++++ INFORMATION SHOWN

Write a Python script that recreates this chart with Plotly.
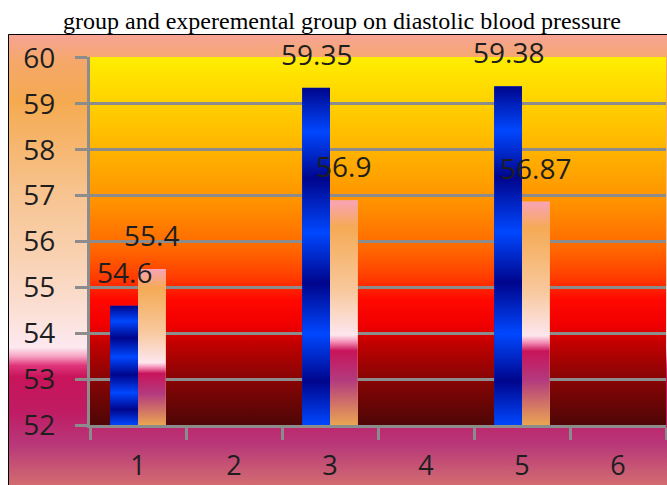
import base64
import plotly.graph_objects as go

# ---- data ----
categories = [1, 2, 3, 4, 5, 6]
tick_labels = ["1", "2", "3", "4", "5", "6"]
group_x = [1, 3, 5]
series_blue = [54.6, 59.35, 59.38]
series_orange = [55.4, 56.9, 56.87]
y_ticks = [52, 53, 54, 55, 56, 57, 58, 59, 60]
title_text = "group and experemental group on diastolic blood pressure"

# ---- style constants ----
W, H = 667, 485
ML, MR, MT, MB = 90, 1, 57, 60
PW, PH = W - ML - MR, H - MT - MB
Y_MIN, Y_MAX = 52, 60
BAR_W = 0.29
GRID = "#8c8c8c"
TXT = "#1e1e1e"
FONT = "Open Sans"


def px_x(px):
    return (px - ML) / PW


def px_y(py):
    return (H - MB - py) / PH


def grad_uri(stops):
    s = "".join(f"<stop offset='{o}' stop-color='{c}'/>" for o, c in stops)
    svg = ("<svg xmlns='http://www.w3.org/2000/svg' width='20' height='400' "
           "viewBox='0 0 20 400' preserveAspectRatio='none'><defs>"
           "<linearGradient id='g' x1='0' y1='0' x2='0' y2='1'>" + s +
           "</linearGradient></defs><rect x='0' y='0' width='20' height='400' "
           "fill='url(#g)'/></svg>")
    return "data:image/svg+xml;base64," + base64.b64encode(svg.encode()).decode()


outer_grad = grad_uri([
    (0.00, "#F7A396"), (0.06, "#F5A86A"), (0.15, "#F5AA50"), (0.35, "#F7C38F"),
    (0.52, "#F9D4B8"), (0.64, "#FCE3DE"), (0.695, "#FDE8F0"), (0.715, "#F6A2C2"),
    (0.735, "#E0357C"), (0.76, "#C8145A"), (0.84, "#C01C64"), (0.91, "#B8387A"),
    (1.00, "#D26C70"),
])
plot_grad = grad_uri([
    (0.00, "#FFEE00"), (0.12, "#FFD200"), (0.25, "#FFB400"), (0.40, "#FF9000"),
    (0.52, "#FF6800"), (0.60, "#FF3C00"), (0.66, "#FF0800"), (0.73, "#F00000"),
    (0.78, "#C00000"), (0.86, "#900404"), (1.00, "#4E0606"),
])
blue_grad = grad_uri([
    (0.00, "#00058C"), (0.13, "#0047FF"), (0.27, "#00058C"), (0.43, "#0047FF"),
    (0.58, "#00058C"), (0.73, "#0047FF"), (0.87, "#00058C"), (1.00, "#0047FF"),
])
orange_grad = grad_uri([
    (0.00, "#F9A3B8"), (0.12, "#F5AA55"), (0.40, "#F8C89C"), (0.60, "#FDE6EE"),
    (0.63, "#F590B8"), (0.67, "#C8145A"), (0.80, "#B33A7E"), (1.00, "#EBA552"),
])

fig = go.Figure()
fig.add_trace(go.Bar(x=group_x, y=series_blue, width=BAR_W, offset=-BAR_W,
                     marker=dict(color="#0030D0", line=dict(width=0)),
                     hoverinfo="skip", showlegend=False))
fig.add_trace(go.Bar(x=group_x, y=series_orange, width=BAR_W, offset=0,
                     marker=dict(color="#F4B070", line=dict(width=0)),
                     hoverinfo="skip", showlegend=False))

images = [
    dict(source=outer_grad, xref="paper", yref="paper", x=px_x(8), y=px_y(34),
         sizex=px_x(W) - px_x(8), sizey=px_y(34) - px_y(H), xanchor="left",
         yanchor="top", sizing="stretch", layer="below"),
    dict(source=plot_grad, xref="x domain", yref="paper", x=0, y=px_y(MT),
         sizex=1, sizey=px_y(MT) - px_y(H - MB), xanchor="left", yanchor="top",
         sizing="stretch", layer="below"),
]
annotations = []
for gx, v in zip(group_x, series_blue):
    images.append(dict(source=blue_grad, xref="x", yref="y", x=gx - BAR_W, y=v,
                       sizex=BAR_W, sizey=v - Y_MIN, xanchor="left", yanchor="top",
                       sizing="stretch", layer="above"))
    annotations.append(dict(x=gx - BAR_W / 2, y=v, text=str(v), showarrow=False,
                            yanchor="bottom", yshift=13,
                            font=dict(family=FONT, size=28, color=TXT)))
for gx, v in zip(group_x, series_orange):
    images.append(dict(source=orange_grad, xref="x", yref="y", x=gx, y=v,
                       sizex=BAR_W, sizey=v - Y_MIN, xanchor="left", yanchor="top",
                       sizing="stretch", layer="above"))
    annotations.append(dict(x=gx + BAR_W / 2, y=v, text=str(v), showarrow=False,
                            yanchor="bottom", yshift=13,
                            font=dict(family=FONT, size=28, color=TXT)))

fig.update_layout(
    width=W, height=H, autosize=False,
    margin=dict(l=ML, r=MR, t=MT, b=MB, pad=0, autoexpand=False),
    paper_bgcolor="white", plot_bgcolor="rgba(0,0,0,0)",
    barmode="overlay",
    title=dict(text=title_text, x=342 / W, xanchor="center", xref="container",
               y=1 - 21 / H, yanchor="middle", yref="container",
               font=dict(family="Liberation Serif", size=24, color="black")),
    images=images,
    annotations=annotations,
    shapes=[dict(type="rect", xref="paper", yref="paper", x0=px_x(8.5), x1=px_x(W + 5),
                 y0=px_y(H + 5), y1=px_y(34.5), line=dict(color="black", width=1),
                 fillcolor="rgba(0,0,0,0)", layer="below")],
    xaxis=dict(range=[0.5, 6.5], tickmode="array", tickvals=categories,
               ticktext=tick_labels, ticks="", showgrid=False, zeroline=False,
               automargin=False,
               showline=True, linecolor=GRID, linewidth=3,
               tickfont=dict(family=FONT, size=27, color=TXT), ticklabelstandoff=15,
               minor=dict(tickmode="array",
                          tickvals=[c - 0.5 for c in categories] + [categories[-1] + 0.5],
                          ticks="outside", ticklen=12, tickwidth=3, tickcolor=GRID,
                          showgrid=False)),
    yaxis=dict(range=[Y_MIN, Y_MAX + 0.02], tickmode="array", tickvals=y_ticks,
               ticks="outside", ticklen=12, tickwidth=3, tickcolor=GRID,
               showgrid=True, gridcolor=GRID, gridwidth=3, zeroline=False,
               automargin=False,
               showline=True, linecolor=GRID, linewidth=3,
               tickfont=dict(family=FONT, size=28, color=TXT), ticklabelstandoff=14),
)

fig.write_html("out.html")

++++++++

_SET TASK_. Pictures stay out. Print the data exactly, from its first line through the line containing "import plotly.graph_objects as go".

_TASK RESPONSE_.
Write a Python script that recreates this chart with Plotly.
import base64
import plotly.graph_objects as go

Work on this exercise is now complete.